I've been reading Julia Cohen's "Configuring the Networked Self," in the past few days, and it's raised some questions about the idea of cyberspace itself. In a trypical day, each of us will enter the "world of cyberspace" dozens of times, a world where we find discussions, information, and enjoyment. But where are the boundaries of cyberspace? In other words, does cyberspace function as a world unto itself?
This question has compelling implications for privacy. If we enter a separate world entirely, should we be afforded the same freedoms as the real world? Do we need a completely separate set of laws to govern this separate world. Intuitively, we can see this from both perspectives. On the Internet, national borders seemingly do not exist. It's easier to bridge gaps between countries when the internet facilitates the connections.

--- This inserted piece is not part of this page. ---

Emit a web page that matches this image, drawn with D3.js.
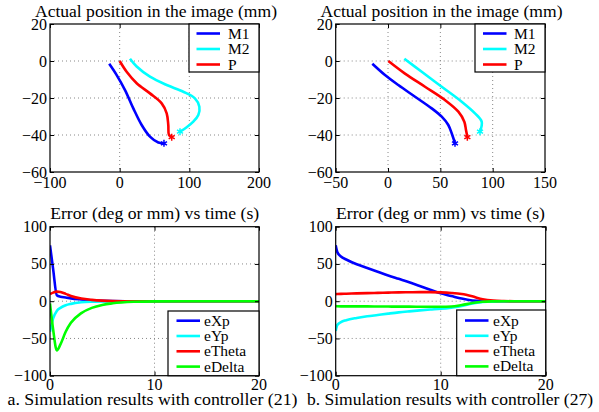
<!DOCTYPE html>
<html><head><meta charset="utf-8">
<script src="https://cdn.jsdelivr.net/npm/d3@7"></script>
<style>
html,body{margin:0;padding:0;background:#fff;}
svg{display:block;font-family:"Liberation Serif","Times New Roman",Times,serif;}
</style></head>
<body>
<svg id="c" width="599" height="412"></svg>
<script>
// ---------- Data ----------
// Top-left (controller 21): trajectories in the image (mm)
const a_M1_x = [-15, -4.3, 7.7, 19.6, 31.6, 43.5, 55.5, 63.6];
const a_M1_y = [-1.5, -7.6, -15.7, -25.6, -34.6, -40.9, -44.1, -44.5];
const a_M2_x = [14.8, 24.4, 43.5, 67.5, 91.3, 108, 114.4, 112.9, 105.7, 96.2, 86.6];
const a_M2_y = [1.2, -3, -8.5, -13, -16.6, -20.2, -24.7, -29.2, -32.8, -35.8, -38.2];
const a_P_x  = [0, 10, 24.4, 43.5, 60.3, 67.5, 69.8, 70.8, 74.7];
const a_P_y  = [0, -5.8, -12, -17.5, -22.9, -28.3, -34.6, -40, -41.2];
// Top-right (controller 27)
const b_M1_x = [-15, -2.9, 9.8, 25.8, 41.7, 51.3, 57.6, 61.4, 64];
const b_M1_y = [-1.5, -7.6, -13, -19.3, -25.6, -30.1, -34.6, -40, -44.5];
const b_M2_x = [15.6, 32.2, 51.3, 70.4, 83.1, 89.5, 87.9];
const b_M2_y = [1.2, -5.8, -13.9, -22, -28.3, -32.8, -38.2];
const b_P_x  = [0.3, 16.2, 35.3, 54.4, 67.2, 72.9, 74.5, 75.8];
const b_P_y  = [0, -6.8, -13.9, -21.1, -27.4, -32.8, -37.3, -41.2];
// Bottom-left errors vs time (controller 21)
const a_t      = [0, 0.3, 0.65, 1.0, 1.5, 2, 3, 4, 5, 6, 8, 10, 15, 20];
const a_eXp    = [75, 43, 8, 6, 5, 3.8, 2.3, 1.1, 0.5, 0.2, 0, 0, 0, 0];
const a_eYp    = [-41, -23, -13, -9, -5.5, -3.6, -1.5, -0.6, -0.2, 0, 0, 0, 0, 0];
const a_eTheta = [9.5, 11.5, 12.8, 12.3, 9.8, 7, 3.5, 1.8, 0.8, 0.3, 0, 0, 0, 0];
const a_eDelta = [-3, -38, -66, -58, -41, -29, -16, -9, -5, -2.8, -0.8, -0.2, 0, 0];
// Bottom-right errors vs time (controller 27)
const b_t      = [0, 0.15, 0.5, 1, 2, 3, 4, 5, 6, 7, 8, 9, 10, 11, 12, 13, 14, 15, 16, 17, 18, 20];
const b_eXp    = [75, 66, 60, 56, 49.5, 44.5, 39.5, 34.5, 30, 25.5, 20.5, 15.5, 10.5, 7, 3.5, 1, 0.2, 0, 0, 0, 0, 0];
const b_eYp    = [-40, -32, -28, -25.5, -22.5, -20.3, -18.5, -16.7, -15, -13.6, -12.3, -11.2, -10.2, -8.6, -6.5, -3, -1, -0.2, 0, 0, 0, 0];
const b_eTheta = [9.5, 9.6, 9.8, 10, 10.5, 10.9, 11.2, 11.5, 11.8, 12, 12.2, 12.2, 11.9, 11.1, 9.6, 6.5, 2.6, 0.8, 0.2, 0, 0, 0];
const b_eDelta = [-6.5, -6.8, -7, -7, -7, -7, -7.1, -7.2, -7.3, -7.3, -7.4, -7.5, -7.5, -7.2, -5.2, -2.5, -0.8, -0.2, 0, 0, 0, 0];

const posNames = ["M1", "M2", "P"];
const errNames = ["eXp", "eYp", "eTheta", "eDelta"];
const posColors = ["#0000ff", "#00ffff", "#ff0000"];
const errColors = ["#0000ff", "#00ffff", "#ff0000", "#00ff00"];

const aPosXTicks = [-100, 0, 100, 200];
const bPosXTicks = [-50, 0, 50, 100, 150];
const posYTicks = [-60, -40, -20, 0, 20];
const errXTicks = [0, 10, 20];
const errYTicks = [-100, -50, 0, 50, 100];

const posTitle = "Actual position in the image (mm)";
const errTitle = "Error (deg or mm) vs time (s)";
const captions = ["a. Simulation results with controller (21)", "b. Simulation results with controller (27)"];

// ---------- Drawing ----------
const svg = d3.select("#c");

function panel(o) {
  const g = svg.append("g");
  const x = d3.scaleLinear().domain(o.xd).range([o.x0, o.x1]);
  const y = d3.scaleLinear().domain(o.yd).range([o.y1, o.y0]);
  // grid
  o.xt.forEach(v => {
    if (v === o.xd[0] || v === o.xd[1]) return;
    g.append("line").attr("x1", x(v)).attr("x2", x(v)).attr("y1", o.y0).attr("y2", o.y1)
      .attr("stroke", "#888").attr("stroke-width", 1).attr("stroke-dasharray", "1,3");
  });
  o.yt.forEach(v => {
    if (v === o.yd[0] || v === o.yd[1]) return;
    g.append("line").attr("y1", y(v)).attr("y2", y(v)).attr("x1", o.x0).attr("x2", o.x1)
      .attr("stroke", "#888").attr("stroke-width", 1).attr("stroke-dasharray", "1,3");
  });
  // series
  const clipId = "clip" + Math.round(o.x0) + "_" + Math.round(o.y0);
  svg.append("clipPath").attr("id", clipId).append("rect")
    .attr("x", o.x0).attr("y", o.y0).attr("width", o.x1 - o.x0).attr("height", o.y1 - o.y0);
  const sg = g.append("g").attr("clip-path", `url(#${clipId})`);
  o.series.forEach(s => {
    const pts = s.xs.map((v, i) => [v, s.ys[i]]);
    const line = d3.line().x(d => x(d[0])).y(d => y(d[1])).curve(o.curve);
    sg.append("path").attr("d", line(pts)).attr("fill", "none")
      .attr("stroke", s.color).attr("stroke-width", 2.6).attr("stroke-linejoin", "round");
    if (o.star) {
      const e = pts[pts.length - 1];
      sg.append("path").attr("d", d3.symbol().type(d3.symbolAsterisk).size(34)())
        .attr("transform", `translate(${x(e[0])},${y(e[1])})`)
        .attr("fill", "none").attr("stroke", s.color).attr("stroke-width", 1.5);
    }
  });
  // axes ticks (inward) on all sides
  const ax = d3.axisBottom(x).tickValues(o.xt).tickSize(-4).tickFormat("");
  const axT = d3.axisTop(x).tickValues(o.xt).tickSize(-4).tickFormat("");
  const ay = d3.axisLeft(y).tickValues(o.yt).tickSize(-4).tickFormat("");
  const ayR = d3.axisRight(y).tickValues(o.yt).tickSize(-4).tickFormat("");
  [[ax, `translate(0,${o.y1})`], [axT, `translate(0,${o.y0})`], [ay, `translate(${o.x0},0)`], [ayR, `translate(${o.x1},0)`]]
    .forEach(([a, t]) => {
      const ag = g.append("g").attr("transform", t).call(a);
      ag.select(".domain").remove();
      ag.selectAll("line").attr("stroke", "#000");
    });
  // frame
  g.append("rect").attr("x", o.x0).attr("y", o.y0).attr("width", o.x1 - o.x0).attr("height", o.y1 - o.y0)
    .attr("fill", "none").attr("stroke", "#000").attr("stroke-width", 1.2);
  // tick labels
  const fmt = v => (v < 0 ? "\u2212" + Math.abs(v) : String(v));
  o.xt.forEach(v => {
    g.append("text").attr("x", x(v)).attr("y", o.y1 + o.xlOff).attr("text-anchor", "middle")
      .attr("font-size", 16).text(fmt(v));
  });
  o.yt.forEach(v => {
    g.append("text").attr("x", o.x0 - 3).attr("y", y(v) + 5.5).attr("text-anchor", "end")
      .attr("font-size", 16).text(fmt(v));
  });
  // title
  g.append("text").attr("x", o.tcx).attr("y", o.y0 - 7.5).attr("text-anchor", "middle")
    .attr("font-size", 17.5).attr("textLength", o.tw).attr("lengthAdjust", "spacingAndGlyphs").text(o.title);
  // legend
  const L = o.legend;
  g.append("rect").attr("x", L.x0).attr("y", L.y0).attr("width", L.x1 - L.x0).attr("height", L.y1 - L.y0)
    .attr("fill", "#fff").attr("stroke", "#000").attr("stroke-width", 1.2);
  o.series.forEach((s, i) => {
    const yy = L.y0 + L.first + i * L.step;
    g.append("line").attr("x1", L.lx0).attr("x2", L.lx1).attr("y1", yy).attr("y2", yy)
      .attr("stroke", s.color).attr("stroke-width", 2.6);
    g.append("text").attr("x", L.tx).attr("y", yy + 5).attr("font-size", 15.5).text(s.name);
  });
  return g;
}

panel({
  x0: 50, x1: 259, y0: 24, y1: 172, xd: [-100, 200], yd: [-60, 20], xlOff: 16, tcx: 156, tw: 242,
  xt: aPosXTicks, yt: posYTicks, title: posTitle, star: true, curve: d3.curveCatmullRom,
  series: [
    {name: posNames[0], color: posColors[0], xs: a_M1_x, ys: a_M1_y},
    {name: posNames[1], color: posColors[1], xs: a_M2_x, ys: a_M2_y},
    {name: posNames[2], color: posColors[2], xs: a_P_x, ys: a_P_y}
  ],
  legend: {x0: 189, x1: 259, y0: 24, y1: 72, first: 9.5, step: 15.5, lx0: 196.5, lx1: 220, tx: 228}
});
panel({
  x0: 335.7, x1: 545, y0: 24, y1: 172, xd: [-50, 150], yd: [-60, 20], xlOff: 16, tcx: 441.5, tw: 242,
  xt: bPosXTicks, yt: posYTicks, title: posTitle, star: true, curve: d3.curveCatmullRom,
  series: [
    {name: posNames[0], color: posColors[0], xs: b_M1_x, ys: b_M1_y},
    {name: posNames[1], color: posColors[1], xs: b_M2_x, ys: b_M2_y},
    {name: posNames[2], color: posColors[2], xs: b_P_x, ys: b_P_y}
  ],
  legend: {x0: 475, x1: 545, y0: 24, y1: 72, first: 9.5, step: 15.5, lx0: 483, lx1: 506.5, tx: 514}
});
panel({
  x0: 50, x1: 259, y0: 226.7, y1: 375.7, xd: [0, 20], yd: [-100, 100], xlOff: 14, tcx: 154.7, tw: 209,
  xt: errXTicks, yt: errYTicks, title: errTitle, star: false, curve: d3.curveMonotoneX,
  series: errNames.map((n, i) => ({name: n, color: errColors[i], xs: a_t,
    ys: [a_eXp, a_eYp, a_eTheta, a_eDelta][i]})),
  legend: {x0: 168, x1: 259, y0: 311, y1: 375.7, first: 9.7, step: 15.3, lx0: 176.5, lx1: 200, tx: 204}
});
panel({
  x0: 335.7, x1: 545.7, y0: 226.7, y1: 375.7, xd: [0, 20], yd: [-100, 100], xlOff: 14, tcx: 440.5, tw: 209,
  xt: errXTicks, yt: errYTicks, title: errTitle, star: false, curve: d3.curveMonotoneX,
  series: errNames.map((n, i) => ({name: n, color: errColors[i], xs: b_t,
    ys: [b_eXp, b_eYp, b_eTheta, b_eDelta][i]})),
  legend: {x0: 456.7, x1: 545.7, y0: 310, y1: 375.7, first: 10.5, step: 15.3, lx0: 465, lx1: 488.5, tx: 493}
});

// captions
svg.append("text").attr("x", 152.5).attr("y", 405).attr("text-anchor", "middle").attr("font-size", 17.3)
  .attr("textLength", 290).attr("lengthAdjust", "spacingAndGlyphs").text(captions[0]);
svg.append("text").attr("x", 450).attr("y", 405).attr("text-anchor", "middle").attr("font-size", 17.3)
  .attr("textLength", 286).attr("lengthAdjust", "spacingAndGlyphs").text(captions[1]);
</script>
</body></html>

Lawrence Lessig, in his landmark text, "Code," discussed cyberspace as a world unto itself, but one that was also changing: "Both 'on the Internet' and 'in cyberspace,' technology constitutes the environment of the space, and it will give us a much wider range of control over how interactions work in that space than in real space." As Lessig describes, we have more control over cyberspace. Problems can be coded away. We can change things extremely quickly. This ability to rapidly iterate is a gift of the internet, but it also has facilitated a culture of control over cyberspace. The NSA revelations released by Snowden revealed that real-world actors have the ability to regulate and carefully watch what happens in cyberspace. More than ever before, there seems to be a close connection between cyberspace and real space.

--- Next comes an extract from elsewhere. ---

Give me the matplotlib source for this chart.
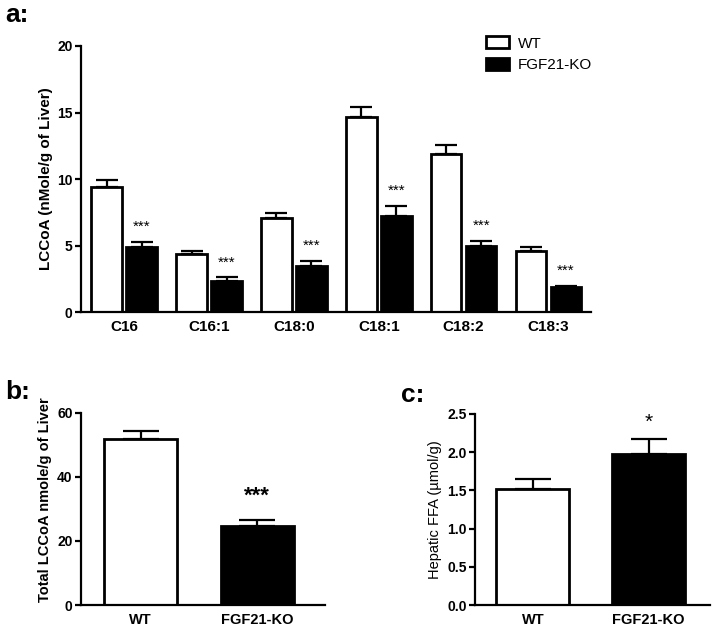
import matplotlib
matplotlib.use("Agg")
import matplotlib.pyplot as plt
import numpy as np
from matplotlib.patches import Patch

plt.rcParams['font.family'] = ['Liberation Sans', 'DejaVu Sans']

# panel a data
chains = ['C16', 'C16:1', 'C18:0', 'C18:1', 'C18:2', 'C18:3']
wt_mean = [9.4, 4.35, 7.05, 14.65, 11.85, 4.6]
wt_err = [0.55, 0.25, 0.4, 0.75, 0.7, 0.3]
ko_mean = [4.9, 2.3, 3.45, 7.2, 4.95, 1.85]
ko_err = [0.4, 0.3, 0.38, 0.8, 0.4, 0.12]
ko_stars = ['***'] * 6

# panel b data
groups = ['WT', 'FGF21-KO']
total_mean = [51.9, 24.6]
total_err = [2.5, 2.0]
total_stars = ['', '***']

# panel c data
ffa_mean = [1.52, 1.97]
ffa_err = [0.13, 0.2]
ffa_stars = ['', '*']

lw = 2.0
ekw = dict(elinewidth=1.6, capthick=1.6, ecolor='black')

def style(ax, xsize):
    for s in ['top', 'right']:
        ax.spines[s].set_visible(False)
    for s in ['left', 'bottom']:
        ax.spines[s].set_linewidth(1.6)
    ax.tick_params(axis='y', direction='out', length=4, width=1.6, labelsize=10, pad=2)
    ax.tick_params(axis='x', length=0, labelsize=xsize, pad=6)
    for t in ax.get_yticklabels():
        t.set_fontweight('bold')
    for t in ax.get_xticklabels():
        t.set_fontweight('bold')

fig = plt.figure(figsize=(7.14, 6.31), dpi=100)

# ---- a
ax1 = fig.add_axes([0.1134, 0.5055, 0.7143, 0.4216])
x = np.arange(len(chains))
w = 0.36
off = 0.206
ax1.bar(x - off, wt_mean, w, color='white', edgecolor='black', linewidth=lw,
        yerr=[np.zeros(6), wt_err], capsize=8, error_kw=ekw, zorder=2)
ax1.bar(x + off, ko_mean, w, color='black', edgecolor='black', linewidth=lw,
        yerr=[np.zeros(6), ko_err], capsize=8, error_kw=ekw, zorder=2)
for i in range(len(chains)):
    ax1.text(x[i] + off, ko_mean[i] + ko_err[i] + 0.6, ko_stars[i], ha='center',
             va='bottom', fontsize=11)
ax1.set_xlim(-0.51, 5.5)
ax1.set_ylim(0, 20)
ax1.set_yticks([0, 5, 10, 15, 20])
ax1.set_xticks(x)
ax1.set_xticklabels(chains)
ax1.set_ylabel('LCCoA (nMole/g of Liver)', fontsize=11, fontweight='bold', labelpad=3)
style(ax1, 11)
handles = [Patch(facecolor='white', edgecolor='black', linewidth=lw, label='WT'),
           Patch(facecolor='black', edgecolor='black', linewidth=lw, label='FGF21-KO')]
fig.legend(handles=handles, loc='upper left', bbox_to_anchor=(0.672, 0.952),
           frameon=False, fontsize=11, handlelength=1.5, handleheight=0.8,
           handletextpad=0.6, labelspacing=0.5, borderaxespad=0)
fig.text(0.008, 0.976, 'a:', fontsize=19, fontweight='bold', va='center')

# ---- b
ax2 = fig.add_axes([0.1134, 0.0412, 0.3418, 0.3043])
xb = np.arange(2)
ax2.bar(xb, total_mean, 0.63, color=['white', 'black'], edgecolor='black', linewidth=lw,
        yerr=[np.zeros(2), total_err], capsize=13, error_kw=ekw, zorder=2)
for i in range(2):
    ax2.text(xb[i], total_mean[i] + total_err[i] + 4, total_stars[i], ha='center',
             va='bottom', fontsize=16, fontweight='bold')
ax2.set_xlim(-0.51, 1.58)
ax2.set_ylim(0, 60)
ax2.set_yticks([0, 20, 40, 60])
ax2.set_xticks(xb)
ax2.set_xticklabels(groups)
ax2.set_ylabel('Total LCCoA nmole/g of Liver', fontsize=10.5, fontweight='bold', labelpad=4)
ax2.yaxis.label.set_y(0.55)
style(ax2, 10.5)
fig.text(0.008, 0.379, 'b:', fontsize=19, fontweight='bold', va='center')

# ---- c
ax3 = fig.add_axes([0.6653, 0.0412, 0.3291, 0.3027])
ax3.bar(xb, ffa_mean, 0.63, color=['white', 'black'], edgecolor='black', linewidth=lw,
        yerr=[np.zeros(2), ffa_err], capsize=13, error_kw=ekw, zorder=2)
for i in range(2):
    ax3.text(xb[i], ffa_mean[i] + ffa_err[i] + 0.1, ffa_stars[i], ha='center',
             va='bottom', fontsize=15)
ax3.set_xlim(-0.5, 1.53)
ax3.set_ylim(0, 2.5)
ax3.set_yticks([0, 0.5, 1.0, 1.5, 2.0, 2.5])
ax3.set_yticklabels(['0.0', '0.5', '1.0', '1.5', '2.0', '2.5'])
ax3.set_xticks(xb)
ax3.set_xticklabels(groups)
ax3.set_ylabel('Hepatic FFA (\u00b5mol/g)', fontsize=10.5, labelpad=4)
style(ax3, 10.5)
fig.text(0.562, 0.374, 'c:', fontsize=19, fontweight='bold', va='center')

fig.savefig('out.png', dpi=100)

This connection is what Cohen draws upon in her book. As she explains: "Networked information technologies contribute to the production of social space by enabling new markets, relationships, and practices, which are layered over the markets, relationships, and practices that previously existed." In her conception of the internet, cyberspace is inextricably linked to the real world. It is, in many ways, a layer on top of the real world, an extension of what exists. As a result, Cohen argues that individuals entering cyberspace are never truly separate from their embodied selves, which are still subject to the confines of societal regulation.
So, who is right? I say both are. In the early days of the Internet, cyberspace likely did function as Lessig described. Individuals operated autonomously, with very little regulation. Yet as the internet has progressed, more and more of the things people do in "cyberspace," have real world implications. Today, the Internet mirrors Cohen's conception of the networked self, a "cyberspace" that is inherently a part of the real world.